## EXERCISE DESCRIPTION
Retype, please, the listing from its opening line through the line that contains "const asspShare = [18.2, 16.8, 17.7, 17.2, 13.9, 12.8, 14.5];", both included, without the pictures.
= = = =
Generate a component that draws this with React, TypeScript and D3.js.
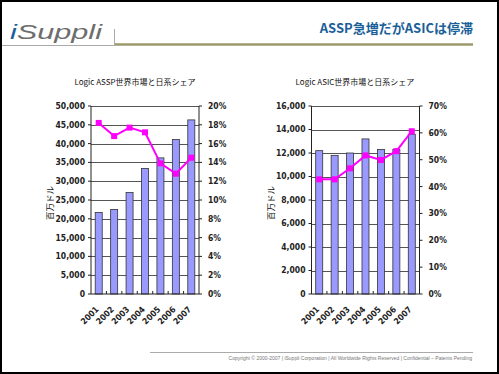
import React, { useRef, useEffect } from "react";
import * as d3 from "d3";

const years = ["2001", "2002", "2003", "2004", "2005", "2006", "2007"];

// Logic ASSP (million $) and Japanese share (%)
const asspMarket = [21700, 22500, 27000, 33400, 36200, 41100, 46300];
const asspShare = [18.2, 16.8, 17.7, 17.2, 13.9, 12.8, 14.5];

// Logic ASIC (million $) and Japanese share (%)
const asicMarket = [12200, 11800, 12000, 13200, 12300, 12300, 13600];
const asicShare = [42.7, 42.7, 46.8, 51.6, 49.9, 53.2, 60.6];

const pageTitle = "ASSP急増だがASICは停滞";
const footerText =
  "Copyright © 2000-2007  |  iSuppli Corporation  |  All Worldwide Rights Reserved  |  Confidential – Patents Pending";

const W = 499;
const H = 374;
const axisFont = "'Liberation Sans Narrow', 'DejaVu Sans Condensed', 'Liberation Sans', sans-serif";
const jpFont = "'Noto Sans CJK JP', sans-serif";

type ChartCfg = {
  x0: number;
  x1: number;
  title: string;
  titleX: number;
  market: number[];
  share: number[];
  yMax: number;
  yStep: number;
  sMax: number;
  sStep: number;
};

const charts: ChartCfg[] = [
  { x0: 91, x1: 199, title: "Logic ASSP世界市場と日系シェア", titleX: 135, market: asspMarket, share: asspShare, yMax: 50000, yStep: 5000, sMax: 20, sStep: 2 },
  { x0: 311.5, x1: 419.5, title: "Logic ASIC世界市場と日系シェア", titleX: 355, market: asicMarket, share: asicShare, yMax: 16000, yStep: 2000, sMax: 70, sStep: 10 },
];

const top = 106;
const bottom = 294;

function drawChart(svg: d3.Selection<SVGSVGElement, unknown, null, undefined>, c: ChartCfg) {
  const g = svg.append("g");
  const x = d3.scaleBand().domain(years).range([c.x0, c.x1]);
  const y = d3.scaleLinear().domain([0, c.yMax]).range([bottom, top]);
  const s = d3.scaleLinear().domain([0, c.sMax]).range([bottom, top]);
  const yTicks = d3.range(0, c.yMax + 1, c.yStep);
  const sTicks = d3.range(0, c.sMax + 0.001, c.sStep);

  // title
  g.append("text")
    .attr("x", c.titleX).attr("y", 85)
    .attr("text-anchor", "middle")
    .style("font-family", jpFont).style("font-size", "8px").style("fill", "#111")
    .text(c.title);

  // gridlines
  g.selectAll(".grid").data(yTicks.slice(1)).enter().append("line")
    .attr("x1", c.x0).attr("x2", c.x1)
    .attr("y1", d => Math.round(y(d)) + 0.5).attr("y2", d => Math.round(y(d)) + 0.5)
    .style("stroke", "#555").style("stroke-width", 1);

  // bars
  const bw = x.bandwidth() / 2.2;
  g.selectAll(".bar").data(c.market).enter().append("rect")
    .attr("x", (d, i) => (x(years[i]) as number) + x.bandwidth() / 2 - bw / 2)
    .attr("y", d => y(d))
    .attr("width", bw)
    .attr("height", d => bottom - y(d))
    .style("fill", "#9999ff").style("stroke", "#333").style("stroke-width", 0.8);

  // axes lines
  g.append("line").attr("x1", c.x0).attr("x2", c.x0).attr("y1", top).attr("y2", bottom).style("stroke", "#222");
  g.append("line").attr("x1", c.x1).attr("x2", c.x1).attr("y1", top).attr("y2", bottom).style("stroke", "#222");
  g.append("line").attr("x1", c.x0).attr("x2", c.x1).attr("y1", bottom).attr("y2", bottom).style("stroke", "#222");

  // category ticks
  g.selectAll(".xt").data(years.slice(1)).enter().append("line")
    .attr("x1", d => x(d) as number).attr("x2", d => x(d) as number)
    .attr("y1", bottom).attr("y2", bottom - 3)
    .style("stroke", "#222");

  // left ticks and labels
  g.selectAll(".ylt").data(yTicks).enter().append("line")
    .attr("x1", c.x0 - 3).attr("x2", c.x0)
    .attr("y1", d => y(d)).attr("y2", d => y(d))
    .style("stroke", "#222");
  g.selectAll(".yl").data(yTicks).enter().append("text")
    .attr("x", c.x0 - 6).attr("y", d => y(d)).attr("dy", "0.35em")
    .attr("text-anchor", "end")
    .style("font-family", axisFont).style("font-size", "8.5px").style("font-weight", "bold").style("fill", "#222")
    .text(d => d3.format(",")(d));

  // right ticks and labels
  g.selectAll(".srt").data(sTicks).enter().append("line")
    .attr("x1", c.x1).attr("x2", c.x1 + 3)
    .attr("y1", d => s(d)).attr("y2", d => s(d))
    .style("stroke", "#222");
  g.selectAll(".sl").data(sTicks).enter().append("text")
    .attr("x", c.x1 + 9).attr("y", d => s(d)).attr("dy", "0.35em")
    .style("font-family", axisFont).style("font-size", "8.5px").style("font-weight", "bold").style("fill", "#222")
    .text(d => Math.round(d) + "%");

  // year labels
  g.selectAll(".xl").data(years).enter().append("text")
    .attr("transform", d => `translate(${(x(d) as number) + x.bandwidth() / 2 + 0.5},${bottom + 16}) rotate(-45)`)
    .attr("text-anchor", "end")
    .style("font-family", axisFont).style("font-size", "8.5px").style("font-weight", "bold").style("fill", "#222")
    .text(d => d);

  // y axis title
  g.append("text")
    .attr("transform", `translate(${c.x0 - 38},203) rotate(-90)`)
    .attr("text-anchor", "middle")
    .style("font-family", jpFont).style("font-size", "8.5px").style("fill", "#111")
    .text("百万ドル");

  // share line
  const line = d3.line<number>()
    .x((d, i) => (x(years[i]) as number) + x.bandwidth() / 2)
    .y(d => s(d));
  g.append("path").datum(c.share).attr("d", line)
    .style("fill", "none").style("stroke", "#ff00ff").style("stroke-width", 2);
  g.selectAll(".mk").data(c.share).enter().append("rect")
    .attr("x", (d, i) => (x(years[i]) as number) + x.bandwidth() / 2 - 3)
    .attr("y", d => s(d) - 3)
    .attr("width", 6).attr("height", 6)
    .style("fill", "#ff00ff");
}

const App = () => {
  const ref = useRef<SVGSVGElement>(null);

  useEffect(() => {
    const svg = d3.select(ref.current as SVGSVGElement);
    svg.selectAll("*").remove();

    svg.append("rect").attr("width", W).attr("height", H).style("fill", "#fff");

    // header
    svg.append("text")
      .attr("x", 10).attr("y", 39)
      .attr("textLength", 92).attr("lengthAdjust", "spacingAndGlyphs")
      .style("font-family", "'Liberation Sans', sans-serif").style("font-size", "20px").style("font-style", "italic")
      .call(t => {
        t.append("tspan").style("fill", "#1b5f98").text("i");
        t.append("tspan").style("fill", "#6d6d6d").text("Suppli");
      });
    svg.append("line").attr("x1", 2).attr("x2", 114).attr("y1", 45.5).attr("y2", 45.5).style("stroke", "#aaa");
    svg.append("line").attr("x1", 114.5).attr("x2", 114.5).attr("y1", 29).attr("y2", 46).style("stroke", "#aaa");
    svg.append("line").attr("x1", 115).attr("x2", 473).attr("y1", 44.5).attr("y2", 44.5).style("stroke", "#9c9a6c").style("stroke-width", 2.5);
    svg.append("text")
      .attr("x", 473).attr("y", 33)
      .attr("text-anchor", "end")
      .style("font-family", jpFont).style("font-size", "13px").style("font-weight", "bold").style("fill", "#1b5f98")
      .text(pageTitle);

    charts.forEach(c => drawChart(svg, c));

    // footer
    svg.append("line").attr("x1", 150).attr("x2", 473).attr("y1", 352.5).attr("y2", 352.5).style("stroke", "#aaa");
    svg.append("text")
      .attr("x", 472).attr("y", 360)
      .attr("text-anchor", "end")
      .style("font-family", "'Liberation Sans', sans-serif").style("font-size", "5px").style("fill", "#777")
      .text(footerText);

    // frame
    svg.append("rect").attr("x", 1).attr("y", 1).attr("width", W - 2).attr("height", H - 2)
      .style("fill", "none").style("stroke", "#000").style("stroke-width", 2);
  });

  return (
    <div style={{ position: "absolute", left: 0, top: 0 }}>
      <svg ref={ref} width={W} height={H}></svg>
    </div>
  );
};

export default App;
= = = =
## RESPONSE TO THE TASK
Generate a component that draws this with React, TypeScript and D3.js.
import React, { useRef, useEffect } from "react";
import * as d3 from "d3";

const years = ["2001", "2002", "2003", "2004", "2005", "2006", "2007"];

// Logic ASSP (million $) and Japanese share (%)
const asspMarket = [21700, 22500, 27000, 33400, 36200, 41100, 46300];
const asspShare = [18.2, 16.8, 17.7, 17.2, 13.9, 12.8, 14.5];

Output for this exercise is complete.